◆ **Direction**:
Line by line, repeat the data below exactly, beginning at the first line and ending at the line with "plt.rcParams['axes.unicode_minus'] = False". Omit pictures.

===== Raw data =====

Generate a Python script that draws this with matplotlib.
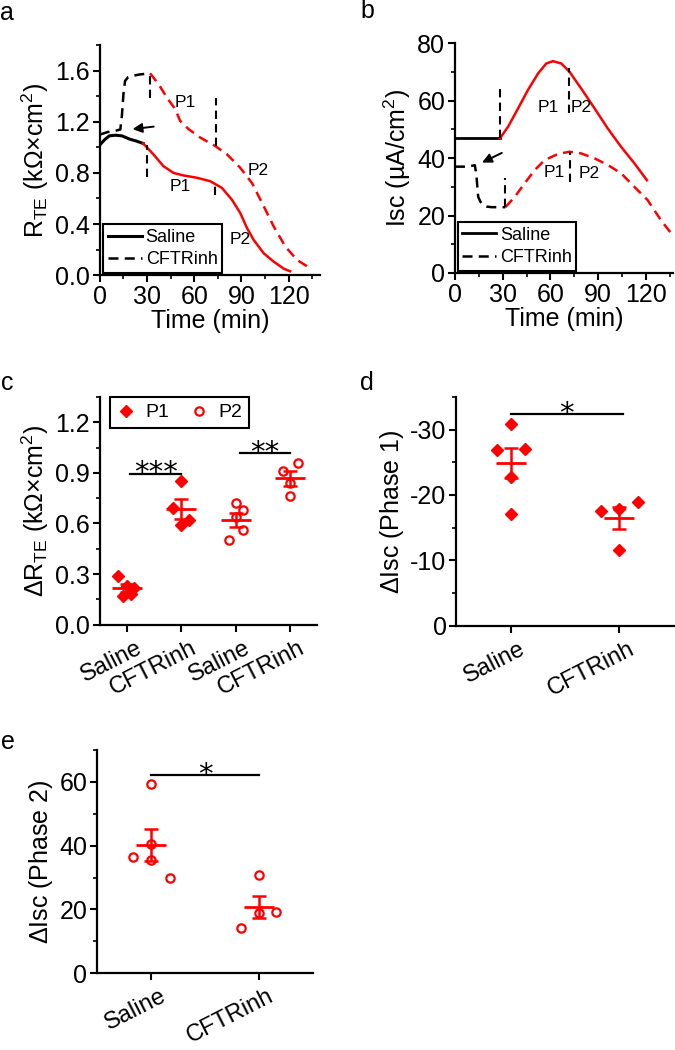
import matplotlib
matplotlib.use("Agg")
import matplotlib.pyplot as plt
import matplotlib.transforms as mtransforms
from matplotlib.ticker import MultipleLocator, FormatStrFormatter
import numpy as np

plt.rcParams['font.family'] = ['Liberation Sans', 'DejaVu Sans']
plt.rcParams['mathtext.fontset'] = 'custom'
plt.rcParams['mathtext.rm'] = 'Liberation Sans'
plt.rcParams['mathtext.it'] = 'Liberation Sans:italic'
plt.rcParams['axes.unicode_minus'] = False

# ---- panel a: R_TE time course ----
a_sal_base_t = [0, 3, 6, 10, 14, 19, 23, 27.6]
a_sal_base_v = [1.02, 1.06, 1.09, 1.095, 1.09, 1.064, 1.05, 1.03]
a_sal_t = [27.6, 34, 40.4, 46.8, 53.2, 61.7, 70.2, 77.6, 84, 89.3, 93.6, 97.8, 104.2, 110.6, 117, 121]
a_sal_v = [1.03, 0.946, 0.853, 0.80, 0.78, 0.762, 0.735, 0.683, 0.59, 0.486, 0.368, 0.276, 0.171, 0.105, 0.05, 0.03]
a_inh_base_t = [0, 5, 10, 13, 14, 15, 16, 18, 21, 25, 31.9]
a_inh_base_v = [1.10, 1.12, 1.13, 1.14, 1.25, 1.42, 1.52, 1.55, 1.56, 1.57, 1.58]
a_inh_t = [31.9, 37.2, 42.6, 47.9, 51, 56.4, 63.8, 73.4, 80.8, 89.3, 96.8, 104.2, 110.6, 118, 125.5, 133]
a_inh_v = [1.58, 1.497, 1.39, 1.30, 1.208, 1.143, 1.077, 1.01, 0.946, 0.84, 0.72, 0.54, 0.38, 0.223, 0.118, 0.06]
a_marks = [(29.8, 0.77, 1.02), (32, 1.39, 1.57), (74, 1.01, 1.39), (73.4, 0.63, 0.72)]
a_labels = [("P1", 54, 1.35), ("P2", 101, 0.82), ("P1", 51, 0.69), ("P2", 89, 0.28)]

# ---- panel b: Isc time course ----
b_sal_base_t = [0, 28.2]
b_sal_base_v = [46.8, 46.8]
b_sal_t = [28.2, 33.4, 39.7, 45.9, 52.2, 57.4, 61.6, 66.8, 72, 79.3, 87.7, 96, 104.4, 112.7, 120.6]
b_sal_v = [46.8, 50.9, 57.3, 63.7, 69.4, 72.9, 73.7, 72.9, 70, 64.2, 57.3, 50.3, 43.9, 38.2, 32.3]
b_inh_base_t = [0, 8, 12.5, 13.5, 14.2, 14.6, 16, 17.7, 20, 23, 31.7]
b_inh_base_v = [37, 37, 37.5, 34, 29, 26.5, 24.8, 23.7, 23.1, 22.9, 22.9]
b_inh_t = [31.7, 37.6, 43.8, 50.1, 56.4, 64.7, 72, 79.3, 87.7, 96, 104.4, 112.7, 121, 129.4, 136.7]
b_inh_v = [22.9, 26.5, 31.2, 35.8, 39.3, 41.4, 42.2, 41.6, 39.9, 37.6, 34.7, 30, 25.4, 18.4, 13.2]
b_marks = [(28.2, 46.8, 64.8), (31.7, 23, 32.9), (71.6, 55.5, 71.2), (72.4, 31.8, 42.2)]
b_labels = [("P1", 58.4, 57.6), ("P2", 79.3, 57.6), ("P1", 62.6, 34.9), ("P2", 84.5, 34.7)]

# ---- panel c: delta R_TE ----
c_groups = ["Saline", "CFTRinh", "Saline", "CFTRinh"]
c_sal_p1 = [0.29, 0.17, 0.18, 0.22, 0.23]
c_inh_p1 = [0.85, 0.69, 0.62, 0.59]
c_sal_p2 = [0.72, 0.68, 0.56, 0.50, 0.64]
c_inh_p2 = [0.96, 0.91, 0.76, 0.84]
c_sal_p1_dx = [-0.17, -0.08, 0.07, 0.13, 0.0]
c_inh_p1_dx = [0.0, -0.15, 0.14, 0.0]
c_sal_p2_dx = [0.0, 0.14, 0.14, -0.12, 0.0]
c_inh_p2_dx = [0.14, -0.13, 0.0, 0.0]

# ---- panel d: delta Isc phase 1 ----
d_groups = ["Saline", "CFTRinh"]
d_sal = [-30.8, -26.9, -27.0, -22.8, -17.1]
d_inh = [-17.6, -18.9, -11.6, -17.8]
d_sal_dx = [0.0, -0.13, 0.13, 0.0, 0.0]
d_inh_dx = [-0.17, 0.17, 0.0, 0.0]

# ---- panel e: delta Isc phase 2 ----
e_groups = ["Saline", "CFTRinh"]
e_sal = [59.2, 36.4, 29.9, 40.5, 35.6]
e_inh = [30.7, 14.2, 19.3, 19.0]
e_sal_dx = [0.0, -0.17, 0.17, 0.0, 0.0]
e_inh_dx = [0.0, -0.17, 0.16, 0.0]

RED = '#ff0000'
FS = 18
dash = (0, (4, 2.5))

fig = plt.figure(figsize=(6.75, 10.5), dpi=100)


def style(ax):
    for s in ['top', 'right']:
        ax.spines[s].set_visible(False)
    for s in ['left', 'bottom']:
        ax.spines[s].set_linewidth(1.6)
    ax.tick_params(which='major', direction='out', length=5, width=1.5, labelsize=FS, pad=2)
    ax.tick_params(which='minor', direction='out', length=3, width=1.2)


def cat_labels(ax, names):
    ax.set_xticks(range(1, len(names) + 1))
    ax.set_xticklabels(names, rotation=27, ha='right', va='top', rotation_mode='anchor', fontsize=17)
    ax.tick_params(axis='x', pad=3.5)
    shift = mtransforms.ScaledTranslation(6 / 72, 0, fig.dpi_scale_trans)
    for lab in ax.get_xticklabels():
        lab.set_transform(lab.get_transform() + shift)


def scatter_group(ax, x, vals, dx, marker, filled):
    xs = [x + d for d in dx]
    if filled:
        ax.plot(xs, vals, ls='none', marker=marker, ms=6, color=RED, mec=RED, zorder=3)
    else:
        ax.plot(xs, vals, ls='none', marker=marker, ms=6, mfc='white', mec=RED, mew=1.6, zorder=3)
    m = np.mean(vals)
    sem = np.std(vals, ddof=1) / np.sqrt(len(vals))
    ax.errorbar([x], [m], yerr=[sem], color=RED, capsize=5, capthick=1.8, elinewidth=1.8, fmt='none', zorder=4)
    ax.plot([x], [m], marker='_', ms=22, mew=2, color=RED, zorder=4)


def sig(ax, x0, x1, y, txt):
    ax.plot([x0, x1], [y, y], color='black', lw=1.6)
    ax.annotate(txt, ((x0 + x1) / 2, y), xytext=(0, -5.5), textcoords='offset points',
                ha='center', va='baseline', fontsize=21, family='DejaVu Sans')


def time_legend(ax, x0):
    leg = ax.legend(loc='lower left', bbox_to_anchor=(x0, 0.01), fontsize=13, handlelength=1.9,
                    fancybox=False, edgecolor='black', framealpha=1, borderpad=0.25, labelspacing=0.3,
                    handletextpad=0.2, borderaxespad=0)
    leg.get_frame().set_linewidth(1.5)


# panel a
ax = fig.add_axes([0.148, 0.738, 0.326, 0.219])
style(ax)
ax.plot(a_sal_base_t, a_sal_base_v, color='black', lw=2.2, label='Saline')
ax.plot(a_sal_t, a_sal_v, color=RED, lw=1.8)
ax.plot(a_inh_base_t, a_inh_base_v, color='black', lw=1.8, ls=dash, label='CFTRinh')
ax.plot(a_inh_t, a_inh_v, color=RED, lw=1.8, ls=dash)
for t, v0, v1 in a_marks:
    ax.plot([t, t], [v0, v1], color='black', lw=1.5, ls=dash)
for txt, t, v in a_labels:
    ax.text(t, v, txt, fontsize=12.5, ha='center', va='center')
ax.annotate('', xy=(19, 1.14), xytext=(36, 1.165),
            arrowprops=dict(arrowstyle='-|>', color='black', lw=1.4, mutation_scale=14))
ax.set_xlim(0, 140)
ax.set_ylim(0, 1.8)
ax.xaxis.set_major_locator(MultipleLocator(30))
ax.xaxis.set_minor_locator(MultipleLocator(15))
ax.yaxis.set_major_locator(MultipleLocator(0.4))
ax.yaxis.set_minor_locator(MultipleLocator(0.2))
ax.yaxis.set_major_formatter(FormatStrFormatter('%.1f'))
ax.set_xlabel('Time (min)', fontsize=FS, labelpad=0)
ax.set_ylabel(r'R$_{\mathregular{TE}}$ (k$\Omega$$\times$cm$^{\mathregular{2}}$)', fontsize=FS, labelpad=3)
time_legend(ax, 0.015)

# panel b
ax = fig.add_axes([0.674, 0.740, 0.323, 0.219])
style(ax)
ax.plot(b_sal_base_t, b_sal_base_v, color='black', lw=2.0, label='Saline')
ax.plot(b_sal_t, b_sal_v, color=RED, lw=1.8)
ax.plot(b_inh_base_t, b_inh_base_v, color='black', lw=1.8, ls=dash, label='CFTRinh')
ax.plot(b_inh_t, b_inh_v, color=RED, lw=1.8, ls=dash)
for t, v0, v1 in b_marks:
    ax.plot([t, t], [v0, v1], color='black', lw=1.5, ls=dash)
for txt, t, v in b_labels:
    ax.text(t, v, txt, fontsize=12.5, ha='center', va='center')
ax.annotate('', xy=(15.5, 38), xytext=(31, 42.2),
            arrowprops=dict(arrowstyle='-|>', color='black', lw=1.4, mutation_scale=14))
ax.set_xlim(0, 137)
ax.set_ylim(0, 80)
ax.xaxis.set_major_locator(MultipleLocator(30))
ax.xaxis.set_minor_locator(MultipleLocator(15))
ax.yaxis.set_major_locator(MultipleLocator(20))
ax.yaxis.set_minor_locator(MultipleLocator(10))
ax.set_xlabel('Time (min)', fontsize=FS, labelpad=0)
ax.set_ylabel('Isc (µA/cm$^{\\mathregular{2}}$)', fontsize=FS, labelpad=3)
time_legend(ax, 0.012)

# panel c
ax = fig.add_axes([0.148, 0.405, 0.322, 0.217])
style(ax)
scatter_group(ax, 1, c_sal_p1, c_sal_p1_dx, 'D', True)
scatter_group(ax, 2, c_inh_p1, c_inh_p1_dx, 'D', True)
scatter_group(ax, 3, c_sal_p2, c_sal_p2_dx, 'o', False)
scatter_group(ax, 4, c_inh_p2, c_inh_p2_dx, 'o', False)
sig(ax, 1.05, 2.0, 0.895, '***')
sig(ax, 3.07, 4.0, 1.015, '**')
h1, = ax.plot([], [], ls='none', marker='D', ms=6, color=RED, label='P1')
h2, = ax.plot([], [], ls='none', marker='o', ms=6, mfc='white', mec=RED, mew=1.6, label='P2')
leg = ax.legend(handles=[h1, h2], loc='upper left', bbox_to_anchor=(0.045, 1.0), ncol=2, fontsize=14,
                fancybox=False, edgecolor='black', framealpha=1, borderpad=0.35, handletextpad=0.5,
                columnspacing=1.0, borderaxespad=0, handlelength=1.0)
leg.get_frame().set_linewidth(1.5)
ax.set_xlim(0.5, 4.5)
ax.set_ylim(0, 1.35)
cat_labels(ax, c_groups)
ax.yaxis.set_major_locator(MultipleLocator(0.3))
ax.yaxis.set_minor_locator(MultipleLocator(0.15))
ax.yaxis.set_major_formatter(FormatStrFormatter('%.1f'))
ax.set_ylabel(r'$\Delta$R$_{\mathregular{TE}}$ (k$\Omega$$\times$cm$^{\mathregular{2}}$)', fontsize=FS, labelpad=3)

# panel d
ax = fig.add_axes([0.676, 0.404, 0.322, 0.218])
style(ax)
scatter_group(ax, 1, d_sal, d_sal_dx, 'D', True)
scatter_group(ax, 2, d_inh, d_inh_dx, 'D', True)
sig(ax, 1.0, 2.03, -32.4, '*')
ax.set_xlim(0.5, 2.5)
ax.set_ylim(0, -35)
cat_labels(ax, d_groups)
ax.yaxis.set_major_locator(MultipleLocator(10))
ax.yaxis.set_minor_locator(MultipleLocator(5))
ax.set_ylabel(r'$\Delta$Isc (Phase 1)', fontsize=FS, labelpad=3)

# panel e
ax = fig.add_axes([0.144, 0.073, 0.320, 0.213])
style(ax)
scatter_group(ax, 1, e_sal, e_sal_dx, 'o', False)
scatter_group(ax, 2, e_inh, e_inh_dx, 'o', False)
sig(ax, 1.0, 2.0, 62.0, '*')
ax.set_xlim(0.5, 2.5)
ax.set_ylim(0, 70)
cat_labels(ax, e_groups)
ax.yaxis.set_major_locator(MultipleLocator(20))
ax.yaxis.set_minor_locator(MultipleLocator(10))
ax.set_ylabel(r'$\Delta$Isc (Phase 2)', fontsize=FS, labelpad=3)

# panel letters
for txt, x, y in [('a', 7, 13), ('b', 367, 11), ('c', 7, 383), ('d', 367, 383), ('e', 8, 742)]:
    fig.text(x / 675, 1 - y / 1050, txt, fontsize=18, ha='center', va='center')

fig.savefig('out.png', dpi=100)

=====

◆ **The output**:
Generate a Python script that draws this with matplotlib.
import matplotlib
matplotlib.use("Agg")
import matplotlib.pyplot as plt
import matplotlib.transforms as mtransforms
from matplotlib.ticker import MultipleLocator, FormatStrFormatter
import numpy as np

plt.rcParams['font.family'] = ['Liberation Sans', 'DejaVu Sans']
plt.rcParams['mathtext.fontset'] = 'custom'
plt.rcParams['mathtext.rm'] = 'Liberation Sans'
plt.rcParams['mathtext.it'] = 'Liberation Sans:italic'
plt.rcParams['axes.unicode_minus'] = False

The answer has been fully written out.